One of the most experienced and highly regarded NHS CIOs has said Cerner significantly dropped its prices to win new business through the flagship Global Digital Exemplar programme.

Speaking at the North West Informatics Skills Development conference in Blackpool last Friday, Paul Charnley, CIO for Wirral University Teaching Hospital NHS Foundation Trust, one of the leading Global Digital Exemplars and a Cerner reference site, said the US company significantly reduced prices to win GDE business.

“Ultimately, Cerner lowered their prices, rather a lot, to get into the game,” said Charnley.  “We’re getting prices that nobody else is.”

The trade-off for Cerner appears to be move on prices now to gain a much greater market share and market entry for new products. Eight of the 16 hospital GDEs chosen by NHS England currently run Cerner, a number which may significantly grow depending on how the ‘follower’ programme develops.

Each of the acute GDEs are paired with so-called ‘fast follower’ sites, who are expected to take the same system as their GDE partner.  Jeremy Hunt announced at NHS Expo on 12 September that Wirral will be paired with neighbouring Countess of Chester.

However, Cerner told Digital Health News that it had not negotiated with NHS England on providing discounts in return for greater market share.  “Cerner can confirm that no such negotiations took place with NHS England,” the company said in a statement.

Asked whether the company had reduced prices reduced prices to GDEs and Fast Followers, the company replied: “Cerner’s pricing to clients reflects market dynamics, extent of product being purchased and services to support that.”

The statement continued: “All the GDE sites that we have partnerships with were long-time Cerner clients before becoming GDEs.”

Charnley told the 22 September Blackpool conference that subject to procurement Countess of Chester will be taking Cerner Millennium.  The trust currently runs a Meditech EPR. “We have our fast follower, Countess of Chester – they are adopting our system, all of the logic within it, and all of the flows that our systems represent.”

He also strongly suggested that further Wirral follower trusts may come after Chester, and they too will take the same Cerner Millennium system. “We are talking to the rest of Cheshire and Shropshire on whether they would also want to be followers, and not slow followers.”

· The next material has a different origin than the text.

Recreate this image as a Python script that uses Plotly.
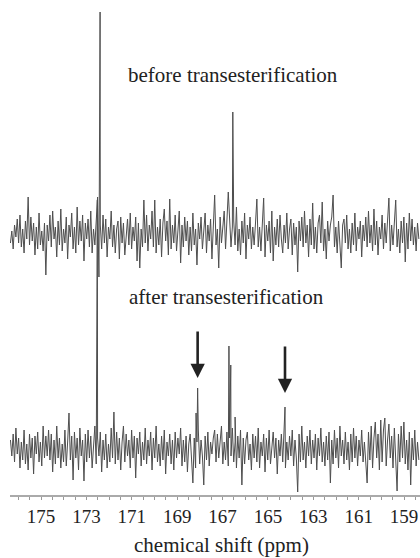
import numpy as np
import plotly.graph_objects as go

# sampling of the noise traces (ppm)
PPM_START = 176.35
PPM_STEP = 0.06

# "before" trace: baseline noise (arbitrary intensity units)
TOP_NOISE = [
    -8, 4, -14, 10, -2, 16, -8, 20, -12, 6, -18, 14, -4, 38, -10, 18, -6, 12, -20, 8,
    -14, 22, -10, 4, -16, 12, -40, 10, -6, 20, -12, 24, -4, 8, -22, 14, -10, 26, -16, 6,
    -8, 18, -24, 10, -2, 22, -14, 8, -18, 28, -10, 14, -6, 20, -26, 12, -4, 16, -12, 24,
    -18, 6, -10, 14, 38, -42, 10, -14, 20, -8, 16, -22, 8, -4, 24, -12, 10, -18, 6, 14,
    -24, 18, -8, 12, -20, 4, 16, -10, 22, -14, 8, -6, 18, -26, 12, -33, 6, -12, 35, -8,
    20, -16, 10, -4, 24, -12, 35, -18, 8, -10, 16, -22, 12, 26, -6, 14, -20, 36, -14, 10,
    -8, 20, -16, 4, 24, -28, 10, -12, 18, -6, 14, -20, 8, -16, 22, -10, 6, -30, 12, -4,
    18, -14, 8, 22, -18, 10, -6, 16, -24, 12, 40, -10, 6, -33, 18, -8, 12, 24, -14, 10,
    43, 16, -12, 8, 14, -10, 28, -16, 6, -20, 14, -8, 22, -24, 10, -4, 18, -14, 8, -10,
    12, 36, -12, 8, -16, 20, 37, -22, 10, -6, 14, -18, 24, -26, 8, -10, 16, -12, 20, -4,
    -18, 10, -8, 22, -14, 6, 16, -20, 12, -10, 8, -37, 14, -6, 18, -12, 24, -8, 10, -22,
    16, -10, 32, -14, 8, -18, 12, 20, -8, 33, -16, 6, -24, 14, -6, 10, 18, 40, -12, 8,
    -18, 14, -6, -33, 10, 16, -8, 20, -14, 6, -18, 12, -10, 22, -16, 8, -4, 14, -22, 10,
    -6, 18, -12, 24, -8, 10, -16, 26, -10, 14, -20, 8, -4, 20, -14, 12, -8, 22, 37, -16,
    10, -10, 20, 35, -12, 6, -18, 14, -8, 18, -27, 12, -14, 22, -6, 16, -10, 8, -16, 12,
    -4,
]
TOP_PEAK_PPM = [172.40, 166.55]
TOP_PEAK_H = [223, 123]

# "after" trace: baseline noise
BOT_NOISE = [
    10, -6, 16, -12, 22, -4, 12, -18, 8, -10, 20, -14, 6, -20, 16, -8, 12, -24, 14, -4,
    18, -12, 8, -16, 24, -8, 14, -6, 20, -10, 16, -22, 10, -14, 24, -8, 12, -18, 6, -12,
    20, -16, 8, 37, -10, 14, -30, 18, -8, 12, -20, 22, -6, 10, -31, 16, -12, 20, -8, 14,
    -18, 8, 24, -14, 12, -6, 18, -22, 10, -10, 16, -18, 6, -12, 22, -8, 38, -14, 18, -10,
    12, -20, 8, 24, -12, 16, -6, 10, -18, 20, -8, 14, -28, 12, -4, 18, -16, 8, -10, 22,
    -14, 10, -6, 18, -20, 12, -8, 24, -12, 6, -16, 14, -10, 20, -24, 8, -6, 16, -14, 10,
    -20, 18, -8, 12, -4, 22, -16, 10, -12, 14, -22, 6, 16, -10, -33, 12, -18, 8, 20, -14,
    10, -6, -35, 14, -10, 18, -16, 8, -4, 12, 20, -12, 16, -8, 10, 24, -14, 8, -10, 18,
    -16, 12, -6, 22, -12, 8, -18, 14, -8, 20, -35, 12, -14, 10, 18, -10, 6, -20, 16, -8,
    14, -12, 22, -18, 8, -6, 16, -22, 12, -10, 20, -14, 6, 18, -8, 12, -24, 10, -6, 16,
    -12, 22, -18, 8, -10, 14, -6, 20, -16, 10, -8, -42, 16, -12, 24, -10, 8, -18, 14, -6,
    20, -14, 10, -8, 16, -20, 12, -6, 22, -12, 8, -16, 14, -10, 18, -33, 10, -14, 20, -8,
    12, -18, 24, -6, 10, -14, 18, -10, 8, -20, 16, -12, 22, -8, 14, -16, 10, -6, 20, -12,
    8, -14, -33, 18, -10, 24, -18, 12, 28, -8, 16, -20, 30, -12, 20, 32, -16, 10, 26, -8,
    14, -18, 22, -10, -41, 16, -12, 24, -8, 28, -14, 10, -20, 18, -35, 12, -10, 20, -16, 8,
    -10,
]
BOT_PEAK_PPM = [172.52, 168.17, 168.10, 166.72, 166.64, 166.45, 164.25]
BOT_PEAK_H = [250, 37, 62, 104, 85, 33, 43]

TOP_OFFSET = 260
BOT_OFFSET = 45

ARROW_PPM = [168.10, 164.25]
ARROW_TIP = [117, 102]

TICK_VALS = [175, 173, 171, 169, 167, 165, 163, 161, 159]


def build(noise, peak_ppm, peak_h, offset):
    ppm = PPM_START - PPM_STEP * np.arange(len(noise))
    x = np.concatenate([ppm, np.array(peak_ppm)])
    y = np.concatenate([np.array(noise, float), np.array(peak_h, float)])
    order = np.argsort(-x)
    return x[order], y[order] + offset


xt, yt = build(TOP_NOISE, TOP_PEAK_PPM, TOP_PEAK_H, TOP_OFFSET)
xb, yb = build(BOT_NOISE, BOT_PEAK_PPM, BOT_PEAK_H, BOT_OFFSET)

fig = go.Figure()
fig.add_trace(go.Scatter(x=xt, y=yt, mode="lines",
                         line=dict(color="#4e4e4e", width=1), hoverinfo="skip"))
fig.add_trace(go.Scatter(x=xb, y=yb, mode="lines",
                         line=dict(color="#4e4e4e", width=1), hoverinfo="skip"))

serif = "Liberation Serif"
annotations = [
    dict(x=166.54, y=420, text="before transesterification", showarrow=False,
         font=dict(family=serif, size=21, color="#222")),
    dict(x=166.85, y=198, text="after transesterification", showarrow=False,
         font=dict(family=serif, size=21, color="#222")),
    dict(x=0.517, y=-50 / 495, xref="paper", yref="paper", text="chemical shift (ppm)",
         showarrow=False, yanchor="middle", font=dict(family=serif, size=21, color="#222")),
]
for px, tip in zip(ARROW_PPM, ARROW_TIP):
    annotations.append(dict(x=px, y=tip, ax=0, ay=-48, text="", showarrow=True,
                            arrowhead=2, arrowsize=1.1, arrowwidth=2.6,
                            arrowcolor="#222", standoff=0))

fig.update_layout(
    width=420, height=558,
    margin=dict(l=10, r=0, t=0, b=63),
    paper_bgcolor="white", plot_bgcolor="white",
    showlegend=False,
    annotations=annotations,
    xaxis=dict(range=[176.37, 158.30], showgrid=False, zeroline=False,
               showline=True, linecolor="#aaaaaa", linewidth=1.5,
               ticks="outside", ticklen=3, tickcolor="#999", tickwidth=1,
               tickvals=TICK_VALS, ticktext=[str(v) for v in TICK_VALS],
               tickfont=dict(family=serif, size=19, color="#222"),
               minor=dict(dtick=0.5, tick0=159, ticks="outside", ticklen=3,
                          tickcolor="#999", showgrid=False)),
    yaxis=dict(range=[0, 495], visible=False, showgrid=False, zeroline=False),
)

fig.write_html("out.html")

Charnley said that the intention was to ensure that work done first by Wirral can be templated and applied repeatedly, avoiding trusts having to rip out current systems and replace them with standardised systems without seeing any benefits. “We will be able to do this without everyone going back to the beginning and starting again.”

Much of this planned ‘blueprinting’ work will focus on trying to develop Lego-like reusable building blocks for standardised workflows and business logic and processes.  The hope is that some of these will become system agnostic and applicable to any hospital.

The Wirral CIO said that he believed a similar pattern would happen across the North West, with another cluster of trusts standardizing on systems and processes, centred on fellow GDE Salford.

In an indication of how closely the GDE programme is being directed by NHS England, Charnley said he’d just received the final blueprint for what a future fully digitised acute trusts should look like and what capabilities it should have.  “We’ve been sent slides on what the endpoint for GDE should be.  It’s not HIMSS level 7, but it’s like it.  I hope that will be shared widely very soon.”

As part of this future digital vision Wirral is pioneering population health management, with a practice in Wirral CCG becoming the first in the UK to start using Cerner’s Healthy Intent Population Health Management tool.  The concept is based on joining up different patient data and ensuring that patients with chronic conditions are getting all the care they should and not falling through the gaps.

“I wanted to focus on cross-sector work, explained Charnley, who said Healthy Intent “semantically aligns data from Cerner Millennium and EMIS and so tells us for patients with diabetes, what should have happened, and what has happened.”

Wirral is beginning with diabetes, but plans to then move on to also cover asthma, COPD, coronary heart disease, stroke prevention, depression and a wellness register.

“Having these key measures available to clinicians and, ultimately, to patients, well help ensure they are getting the best care.”

He added: “In the US these tools used to lower health insurance premiums. Here in the UK we need to find ways to convince people that it will improve their health, keep them out of hospital and be there for their grandkids.”